Aim: An exact copy of all the data is required, with pictures left out.

Material:
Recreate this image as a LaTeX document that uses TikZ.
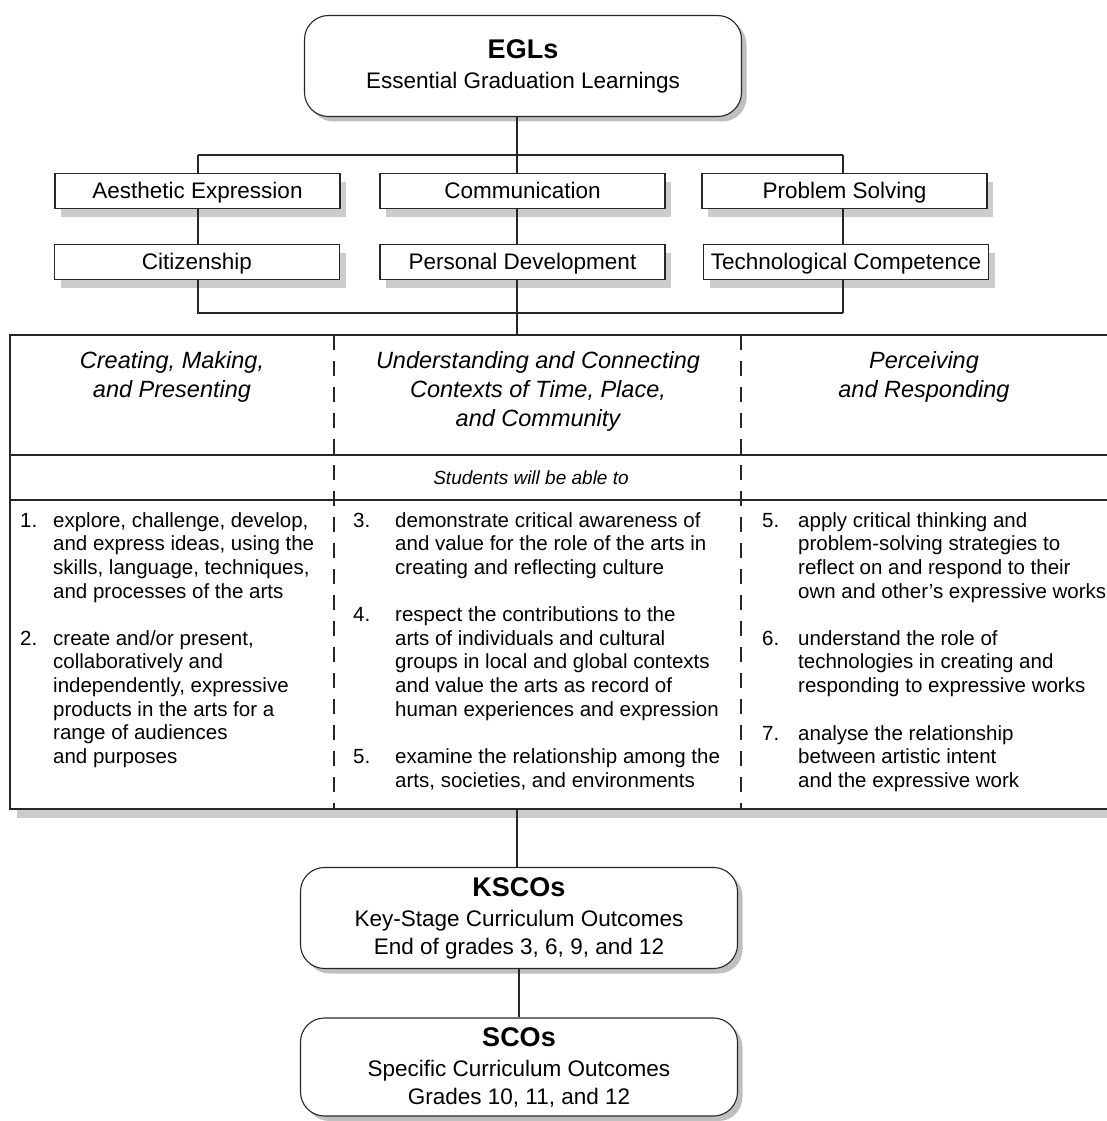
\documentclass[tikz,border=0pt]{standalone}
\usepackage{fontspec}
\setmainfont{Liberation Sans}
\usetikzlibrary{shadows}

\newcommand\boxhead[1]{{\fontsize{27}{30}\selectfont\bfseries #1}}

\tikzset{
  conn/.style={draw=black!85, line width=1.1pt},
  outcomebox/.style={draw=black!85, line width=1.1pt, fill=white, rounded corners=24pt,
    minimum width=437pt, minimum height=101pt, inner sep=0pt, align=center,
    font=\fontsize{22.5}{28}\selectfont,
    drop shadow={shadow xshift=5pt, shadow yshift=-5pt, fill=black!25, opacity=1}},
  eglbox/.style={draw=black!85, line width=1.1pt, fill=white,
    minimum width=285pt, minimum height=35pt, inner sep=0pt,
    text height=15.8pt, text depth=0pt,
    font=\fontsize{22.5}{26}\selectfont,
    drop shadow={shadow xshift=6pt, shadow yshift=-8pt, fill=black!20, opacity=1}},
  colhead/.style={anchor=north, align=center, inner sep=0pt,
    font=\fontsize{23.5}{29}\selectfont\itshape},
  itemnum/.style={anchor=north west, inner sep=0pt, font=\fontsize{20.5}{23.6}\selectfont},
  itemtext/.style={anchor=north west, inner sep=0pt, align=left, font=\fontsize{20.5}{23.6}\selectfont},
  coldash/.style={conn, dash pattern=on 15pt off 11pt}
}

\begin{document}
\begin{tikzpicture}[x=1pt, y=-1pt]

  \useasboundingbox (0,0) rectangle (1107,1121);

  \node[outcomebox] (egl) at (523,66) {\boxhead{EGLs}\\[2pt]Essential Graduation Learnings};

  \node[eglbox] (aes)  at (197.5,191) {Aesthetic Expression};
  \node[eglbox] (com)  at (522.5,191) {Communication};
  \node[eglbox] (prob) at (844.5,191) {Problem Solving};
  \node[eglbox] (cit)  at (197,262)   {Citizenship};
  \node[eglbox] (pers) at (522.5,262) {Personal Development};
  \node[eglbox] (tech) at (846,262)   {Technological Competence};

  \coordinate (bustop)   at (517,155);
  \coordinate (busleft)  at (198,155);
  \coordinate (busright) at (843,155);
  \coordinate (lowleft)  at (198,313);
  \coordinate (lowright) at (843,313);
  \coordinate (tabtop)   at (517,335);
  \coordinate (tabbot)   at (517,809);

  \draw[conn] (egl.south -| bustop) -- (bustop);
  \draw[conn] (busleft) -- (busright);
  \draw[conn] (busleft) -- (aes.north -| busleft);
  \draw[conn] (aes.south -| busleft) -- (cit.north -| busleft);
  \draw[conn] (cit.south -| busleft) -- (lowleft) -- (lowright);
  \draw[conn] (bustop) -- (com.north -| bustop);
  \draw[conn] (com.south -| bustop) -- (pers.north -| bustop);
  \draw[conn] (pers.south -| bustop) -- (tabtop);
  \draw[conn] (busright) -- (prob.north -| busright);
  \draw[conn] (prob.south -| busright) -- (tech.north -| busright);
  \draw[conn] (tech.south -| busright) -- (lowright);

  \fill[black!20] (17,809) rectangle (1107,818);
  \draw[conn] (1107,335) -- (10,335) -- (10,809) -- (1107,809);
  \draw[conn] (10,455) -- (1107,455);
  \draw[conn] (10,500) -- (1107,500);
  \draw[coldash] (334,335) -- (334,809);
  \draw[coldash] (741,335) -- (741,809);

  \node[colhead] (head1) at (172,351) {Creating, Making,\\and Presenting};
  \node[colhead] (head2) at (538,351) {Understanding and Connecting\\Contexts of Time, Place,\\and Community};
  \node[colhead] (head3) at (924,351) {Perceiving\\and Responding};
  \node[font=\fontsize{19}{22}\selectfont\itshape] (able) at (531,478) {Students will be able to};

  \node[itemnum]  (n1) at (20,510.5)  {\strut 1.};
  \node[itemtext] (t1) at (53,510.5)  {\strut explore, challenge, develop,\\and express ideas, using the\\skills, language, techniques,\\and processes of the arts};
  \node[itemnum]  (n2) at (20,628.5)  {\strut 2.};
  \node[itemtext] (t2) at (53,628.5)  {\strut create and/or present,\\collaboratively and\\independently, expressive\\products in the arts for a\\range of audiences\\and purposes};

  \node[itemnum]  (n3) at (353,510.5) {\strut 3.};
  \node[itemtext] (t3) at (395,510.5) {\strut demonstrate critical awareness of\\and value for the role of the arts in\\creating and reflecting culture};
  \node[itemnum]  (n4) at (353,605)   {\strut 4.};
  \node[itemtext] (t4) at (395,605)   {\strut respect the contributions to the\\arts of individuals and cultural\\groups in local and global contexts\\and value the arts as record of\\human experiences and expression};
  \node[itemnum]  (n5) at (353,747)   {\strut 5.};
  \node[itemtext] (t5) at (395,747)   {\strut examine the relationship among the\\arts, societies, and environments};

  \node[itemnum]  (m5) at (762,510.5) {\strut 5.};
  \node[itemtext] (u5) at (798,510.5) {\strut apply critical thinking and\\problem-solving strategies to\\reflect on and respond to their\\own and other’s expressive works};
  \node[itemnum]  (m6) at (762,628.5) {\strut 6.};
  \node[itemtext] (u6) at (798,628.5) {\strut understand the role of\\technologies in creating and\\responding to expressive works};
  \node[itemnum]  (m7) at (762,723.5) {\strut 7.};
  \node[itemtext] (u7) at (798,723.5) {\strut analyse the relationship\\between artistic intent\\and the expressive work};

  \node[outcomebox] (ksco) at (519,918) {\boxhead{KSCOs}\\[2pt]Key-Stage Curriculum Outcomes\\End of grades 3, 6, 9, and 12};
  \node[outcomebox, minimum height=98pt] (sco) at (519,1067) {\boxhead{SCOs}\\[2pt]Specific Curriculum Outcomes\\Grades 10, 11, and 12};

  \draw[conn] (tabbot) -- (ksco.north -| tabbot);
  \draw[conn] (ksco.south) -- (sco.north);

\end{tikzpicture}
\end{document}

Answer:
Recreate this image as a LaTeX document that uses TikZ.
\documentclass[tikz,border=0pt]{standalone}
\usepackage{fontspec}
\setmainfont{Liberation Sans}
\usetikzlibrary{shadows}

\newcommand\boxhead[1]{{\fontsize{27}{30}\selectfont\bfseries #1}}

\tikzset{
  conn/.style={draw=black!85, line width=1.1pt},
  outcomebox/.style={draw=black!85, line width=1.1pt, fill=white, rounded corners=24pt,
    minimum width=437pt, minimum height=101pt, inner sep=0pt, align=center,
    font=\fontsize{22.5}{28}\selectfont,
    drop shadow={shadow xshift=5pt, shadow yshift=-5pt, fill=black!25, opacity=1}},
  eglbox/.style={draw=black!85, line width=1.1pt, fill=white,
    minimum width=285pt, minimum height=35pt, inner sep=0pt,
    text height=15.8pt, text depth=0pt,
    font=\fontsize{22.5}{26}\selectfont,
    drop shadow={shadow xshift=6pt, shadow yshift=-8pt, fill=black!20, opacity=1}},
  colhead/.style={anchor=north, align=center, inner sep=0pt,
    font=\fontsize{23.5}{29}\selectfont\itshape},
  itemnum/.style={anchor=north west, inner sep=0pt, font=\fontsize{20.5}{23.6}\selectfont},
  itemtext/.style={anchor=north west, inner sep=0pt, align=left, font=\fontsize{20.5}{23.6}\selectfont},
  coldash/.style={conn, dash pattern=on 15pt off 11pt}
}

\begin{document}
\begin{tikzpicture}[x=1pt, y=-1pt]

  \useasboundingbox (0,0) rectangle (1107,1121);

  \node[outcomebox] (egl) at (523,66) {\boxhead{EGLs}\\[2pt]Essential Graduation Learnings};

  \node[eglbox] (aes)  at (197.5,191) {Aesthetic Expression};
  \node[eglbox] (com)  at (522.5,191) {Communication};
  \node[eglbox] (prob) at (844.5,191) {Problem Solving};
  \node[eglbox] (cit)  at (197,262)   {Citizenship};
  \node[eglbox] (pers) at (522.5,262) {Personal Development};
  \node[eglbox] (tech) at (846,262)   {Technological Competence};

  \coordinate (bustop)   at (517,155);
  \coordinate (busleft)  at (198,155);
  \coordinate (busright) at (843,155);
  \coordinate (lowleft)  at (198,313);
  \coordinate (lowright) at (843,313);
  \coordinate (tabtop)   at (517,335);
  \coordinate (tabbot)   at (517,809);

  \draw[conn] (egl.south -| bustop) -- (bustop);
  \draw[conn] (busleft) -- (busright);
  \draw[conn] (busleft) -- (aes.north -| busleft);
  \draw[conn] (aes.south -| busleft) -- (cit.north -| busleft);
  \draw[conn] (cit.south -| busleft) -- (lowleft) -- (lowright);
  \draw[conn] (bustop) -- (com.north -| bustop);
  \draw[conn] (com.south -| bustop) -- (pers.north -| bustop);
  \draw[conn] (pers.south -| bustop) -- (tabtop);
  \draw[conn] (busright) -- (prob.north -| busright);
  \draw[conn] (prob.south -| busright) -- (tech.north -| busright);
  \draw[conn] (tech.south -| busright) -- (lowright);

  \fill[black!20] (17,809) rectangle (1107,818);
  \draw[conn] (1107,335) -- (10,335) -- (10,809) -- (1107,809);
  \draw[conn] (10,455) -- (1107,455);
  \draw[conn] (10,500) -- (1107,500);
  \draw[coldash] (334,335) -- (334,809);
  \draw[coldash] (741,335) -- (741,809);

  \node[colhead] (head1) at (172,351) {Creating, Making,\\and Presenting};
  \node[colhead] (head2) at (538,351) {Understanding and Connecting\\Contexts of Time, Place,\\and Community};
  \node[colhead] (head3) at (924,351) {Perceiving\\and Responding};
  \node[font=\fontsize{19}{22}\selectfont\itshape] (able) at (531,478) {Students will be able to};

  \node[itemnum]  (n1) at (20,510.5)  {\strut 1.};
  \node[itemtext] (t1) at (53,510.5)  {\strut explore, challenge, develop,\\and express ideas, using the\\skills, language, techniques,\\and processes of the arts};
  \node[itemnum]  (n2) at (20,628.5)  {\strut 2.};
  \node[itemtext] (t2) at (53,628.5)  {\strut create and/or present,\\collaboratively and\\independently, expressive\\products in the arts for a\\range of audiences\\and purposes};

  \node[itemnum]  (n3) at (353,510.5) {\strut 3.};
  \node[itemtext] (t3) at (395,510.5) {\strut demonstrate critical awareness of\\and value for the role of the arts in\\creating and reflecting culture};
  \node[itemnum]  (n4) at (353,605)   {\strut 4.};
  \node[itemtext] (t4) at (395,605)   {\strut respect the contributions to the\\arts of individuals and cultural\\groups in local and global contexts\\and value the arts as record of\\human experiences and expression};
  \node[itemnum]  (n5) at (353,747)   {\strut 5.};
  \node[itemtext] (t5) at (395,747)   {\strut examine the relationship among the\\arts, societies, and environments};

  \node[itemnum]  (m5) at (762,510.5) {\strut 5.};
  \node[itemtext] (u5) at (798,510.5) {\strut apply critical thinking and\\problem-solving strategies to\\reflect on and respond to their\\own and other’s expressive works};
  \node[itemnum]  (m6) at (762,628.5) {\strut 6.};
  \node[itemtext] (u6) at (798,628.5) {\strut understand the role of\\technologies in creating and\\responding to expressive works};
  \node[itemnum]  (m7) at (762,723.5) {\strut 7.};
  \node[itemtext] (u7) at (798,723.5) {\strut analyse the relationship\\between artistic intent\\and the expressive work};

  \node[outcomebox] (ksco) at (519,918) {\boxhead{KSCOs}\\[2pt]Key-Stage Curriculum Outcomes\\End of grades 3, 6, 9, and 12};
  \node[outcomebox, minimum height=98pt] (sco) at (519,1067) {\boxhead{SCOs}\\[2pt]Specific Curriculum Outcomes\\Grades 10, 11, and 12};

  \draw[conn] (tabbot) -- (ksco.north -| tabbot);
  \draw[conn] (ksco.south) -- (sco.north);

\end{tikzpicture}
\end{document}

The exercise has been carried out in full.